The players don't much visit rest rooms or the concession stands. They might miss a number. They seldom buy the chicken, only the fries. The chicken is too messy and requires too much concentration to eat. The fries are easier. The players can pick at them without looking up from their numbers.

Mostly, the players are women. Older, with bifocals resting low on their nose and a cigarette dangling from their lips. Working women of a certain type. They may have waitressed a bit at a truck stop, saved their money and bought a little beauty parlor at the end of town. And when their husband died or ran off with their young manicurist, they took to knitting for a while, or crocheting, or painting ceramic plates by number until their home was overflowing with all that stuff, and they were still lonely, until they discovered bingo. A perfect way to pass the eternally long weekends between work. So they come by the busload to Big Cypress because they are lonely and because they hold on to the fantasy of winning one of the big prizes, but they also come to flirt with Mr. Bingo.
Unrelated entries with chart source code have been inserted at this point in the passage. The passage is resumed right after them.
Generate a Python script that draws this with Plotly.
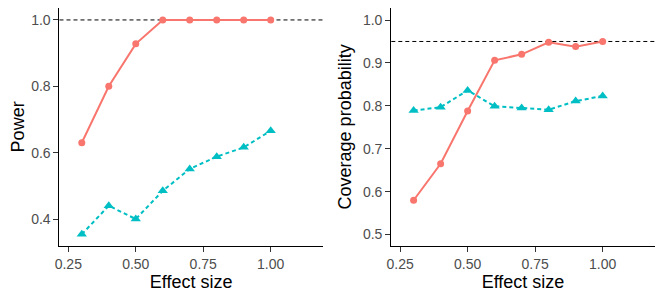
import plotly.graph_objects as go

effect_size = [0.3, 0.4, 0.5, 0.6, 0.7, 0.8, 0.9, 1.0]
power_red = [0.63, 0.80, 0.928, 1.0, 1.0, 1.0, 1.0, 1.0]
power_blue = [0.354, 0.44, 0.40, 0.485, 0.551, 0.588, 0.616, 0.666]
cover_red = [0.58, 0.665, 0.788, 0.906, 0.92, 0.948, 0.938, 0.95]
cover_blue = [0.789, 0.797, 0.836, 0.799, 0.795, 0.791, 0.811, 0.823]
x_ticks = [0.25, 0.50, 0.75, 1.00]
x_tick_labels = ["0.25", "0.50", "0.75", "1.00"]
power_ticks = [0.4, 0.6, 0.8, 1.0]
cover_ticks = [0.5, 0.6, 0.7, 0.8, 0.9, 1.0]
power_ref = 1.0
cover_ref = 0.95

RED = "#F8766D"
BLUE = "#00BFC4"
FONT = "Liberation Sans, Arial, sans-serif"

fig = go.Figure()

def add_pair(red, blue, xa, ya):
    fig.add_trace(go.Scatter(x=effect_size, y=red, mode="lines+markers",
                             line=dict(color=RED, width=2),
                             marker=dict(symbol="circle", size=7, color=RED),
                             xaxis=xa, yaxis=ya, showlegend=False, cliponaxis=False))
    fig.add_trace(go.Scatter(x=effect_size, y=blue, mode="lines+markers",
                             line=dict(color=BLUE, width=2, dash="4px,3px"),
                             marker=dict(symbol="triangle-up", size=9, color=BLUE),
                             xaxis=xa, yaxis=ya, showlegend=False, cliponaxis=False))

add_pair(power_red, power_blue, "x", "y")
add_pair(cover_red, cover_blue, "x2", "y2")

ydom = [0.183, 1.0]
common_x = dict(range=[0.2174, 1.1926], tickvals=x_ticks, ticktext=x_tick_labels,
                showline=True, linecolor="black", linewidth=1.2, ticks="outside",
                ticklen=5, tickcolor="#333333", showgrid=False, zeroline=False,
                automargin=False,
                tickfont=dict(family=FONT, size=14, color="#4D4D4D"),
                title=dict(text="Effect size", font=dict(family=FONT, size=18, color="black"), standoff=4))
common_y = dict(showline=True, linecolor="black", linewidth=1.2, ticks="outside",
                ticklen=5, tickcolor="#333333", showgrid=False, zeroline=False,
                automargin=False,
                tickfont=dict(family=FONT, size=14, color="#4D4D4D"), domain=ydom)

fig.update_layout(
    width=656, height=291,
    margin=dict(l=0, r=0, t=0, b=0),
    plot_bgcolor="white", paper_bgcolor="white",
    xaxis=dict(domain=[0.0785, 0.4797], anchor="y", **common_x),
    xaxis2=dict(domain=[0.5843, 0.9858], anchor="y2", **common_x),
    yaxis=dict(anchor="x", range=[0.3195, 1.036], tickvals=power_ticks,
               ticktext=[f"{v:.1f}" for v in power_ticks],
               title=dict(text="Power", font=dict(family=FONT, size=18, color="black"), standoff=6),
               **common_y),
    yaxis2=dict(anchor="x2", range=[0.474, 1.028], tickvals=cover_ticks,
                ticktext=[f"{v:.1f}" for v in cover_ticks],
                title=dict(text="Coverage probability", font=dict(family=FONT, size=18, color="black"), standoff=6),
                **common_y),
)

fig.add_shape(type="line", xref="x domain", yref="y", x0=0, x1=1, y0=power_ref, y1=power_ref,
              line=dict(color="black", width=1, dash="4px,3px"), layer="below")
fig.add_shape(type="line", xref="x2 domain", yref="y2", x0=0, x1=1, y0=cover_ref, y1=cover_ref,
              line=dict(color="black", width=1, dash="4px,3px"), layer="below")

fig.write_html("out.html")
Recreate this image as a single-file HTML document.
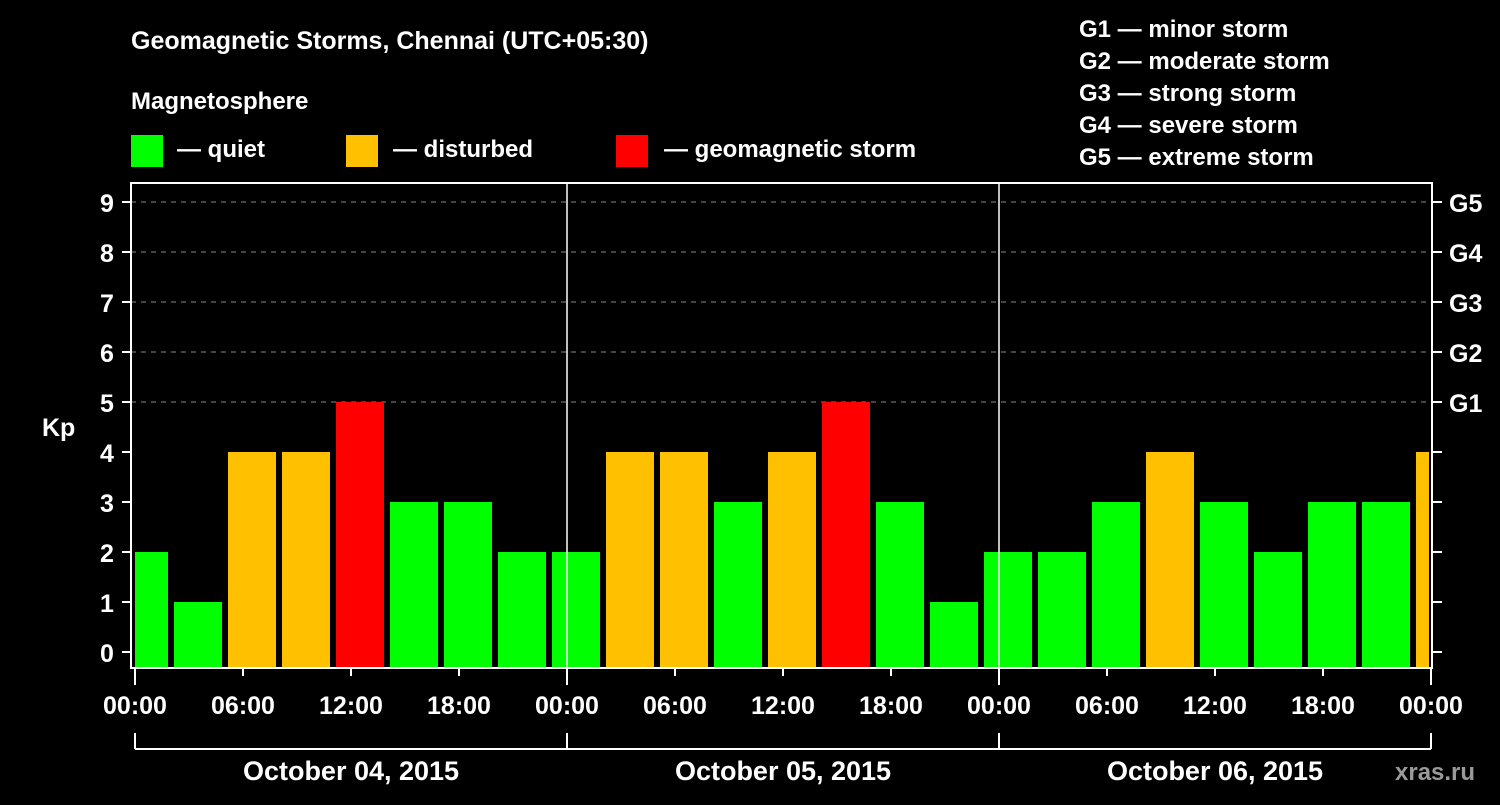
<!DOCTYPE html>
<html><head><meta charset="utf-8"><style>
body{margin:0;background:#000;}
svg text{font-family:"Liberation Sans",Arial,sans-serif;font-weight:bold;fill:#fff;}
</style></head><body>
<svg id="chart" width="1500" height="800" viewBox="0 0 1500 800" xmlns="http://www.w3.org/2000/svg">
<rect width="1500" height="800" fill="#000"/>
<text x="131" y="49" font-size="25">Geomagnetic Storms, Chennai (UTC+05:30)</text>
<text x="131" y="109" font-size="24">Magnetosphere</text>
<g><rect x="131" y="135" width="32" height="32" fill="#00ff00"/><text x="177" y="157" font-size="24">— quiet</text></g>
<g><rect x="346" y="135" width="32" height="32" fill="#ffc000"/><text x="393" y="157" font-size="24">— disturbed</text></g>
<g><rect x="616" y="135" width="32" height="32" fill="#ff0000"/><text x="664" y="157" font-size="24">— geomagnetic storm</text></g>
<g font-size="24">
<text x="1079" y="37">G1 — minor storm</text>
<text x="1079" y="69">G2 — moderate storm</text>
<text x="1079" y="101">G3 — strong storm</text>
<text x="1079" y="133">G4 — severe storm</text>
<text x="1079" y="165">G5 — extreme storm</text>
</g>
<g id="grid"></g>
<g id="bars"></g>
<g id="axes"></g>
<text x="42" y="436" font-size="25">Kp</text>
<text x="1395" y="780" font-size="24" fill="#999" style="fill:#9a9a9a">xras.ru</text>
</svg>
<script>
const kpValues=[2,1,4,4,5,3,3,2,2,4,4,3,4,5,3,1,2,2,3,4,3,2,3,3,4];
const yTicks=[0,1,2,3,4,5,6,7,8,9];
const gLabels=["G1","G2","G3","G4","G5"];
const gLevels=[5,6,7,8,9];
const hourLabels=["00:00","06:00","12:00","18:00"];
const dayLabels=["October 04, 2015","October 05, 2015","October 06, 2015"];
const NS="http://www.w3.org/2000/svg";
const L=131,R=1432,T=183,B=668,X0=135,DAYW=432;
function y(v){return 652-v*50;}
function xh(h){return X0+h*18;} // hours from start
function mk(tag,attrs,parent){const e=document.createElementNS(NS,tag);for(const k in attrs)e.setAttribute(k,attrs[k]);parent.appendChild(e);return e;}
const grid=document.getElementById('grid'),bars=document.getElementById('bars'),axes=document.getElementById('axes');
gLevels.forEach((v,i)=>{
  const l=mk('line',{x1:L,x2:R,y1:y(v),y2:y(v),stroke:'#888','stroke-dasharray':'5,5','stroke-width':1},grid);
  
  
  const t=mk('text',{x:1449,y:y(v)+10,'font-size':25},axes);t.textContent=gLabels[i];
  
  
});
kpValues.forEach((v,k)=>{
  let x1=xh(-0.833+3*k), x2=x1+48;
  x1=Math.max(x1,X0);x2=Math.min(x2,R-3);
  const c=v>=5?'#ff0000':(v>=4?'#ffc000':'#00ff00');
  const r=mk('rect',{x:x1,y:y(v),width:x2-x1,height:B-y(v),fill:c},bars);
  
  
});
// frame
const f=mk('rect',{x:L,y:T,width:R-L,height:B-T,fill:'none',stroke:'#fff','stroke-width':2},axes);


yTicks.forEach(v=>{
  mk('line',{x1:122,x2:L,y1:y(v),y2:y(v),stroke:'#fff','stroke-width':2},axes);
  mk('line',{x1:R,x2:1442,y1:y(v),y2:y(v),stroke:'#fff','stroke-width':2},axes);
  const t=mk('text',{x:107,y:y(v)+10,'font-size':25,'text-anchor':'middle'},axes);t.textContent=v;
  
  
});
for(let d=0;d<=3;d++){
  const xd=X0+d*DAYW;
  if(d>0&&d<3){const l=mk('line',{x1:xd,x2:xd,y1:T,y2:B,stroke:'#fff','stroke-width':1.5},axes);
    
    }
  mk('line',{x1:xd,x2:xd,y1:733,y2:749,stroke:'#fff','stroke-width':2},axes);
}
mk('line',{x1:X0,x2:X0+3*DAYW,y1:749,y2:749,stroke:'#fff','stroke-width':2},axes);
for(let i=0;i<=12;i++){
  const x=X0+i*108;
  mk('line',{x1:x,x2:x,y1:B,y2:i%4==0?685:676,stroke:'#fff','stroke-width':2},axes);
  const t=mk('text',{x:x,y:714,'font-size':25,'text-anchor':'middle'},axes);t.textContent=hourLabels[i%4];
  
  
}
dayLabels.forEach((s,d)=>{
  const t=mk('text',{x:X0+d*DAYW+DAYW/2,y:780,'font-size':27,'text-anchor':'middle'},axes);t.textContent=s;
  
  
});
</script>
</body></html>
Steve Blad, in his Mr. Bingo tuxedo and jewelry, surveys the players from the center of the hall. "A quiet crowd," he says, his mouth twisting. "I'll get 'em riled up in a little bit." Mr. Bingo is a master at "riling up" a crowd, and has been ever since he took over a bingo parlor for the Otoe- Missouria Indian tribe near Red Rock, Okla., five years ago. At the time he was a marketing analyst with a three-piece suit and a little money to invest. A few years later, Steve took his "foolishness" to Big Cypress.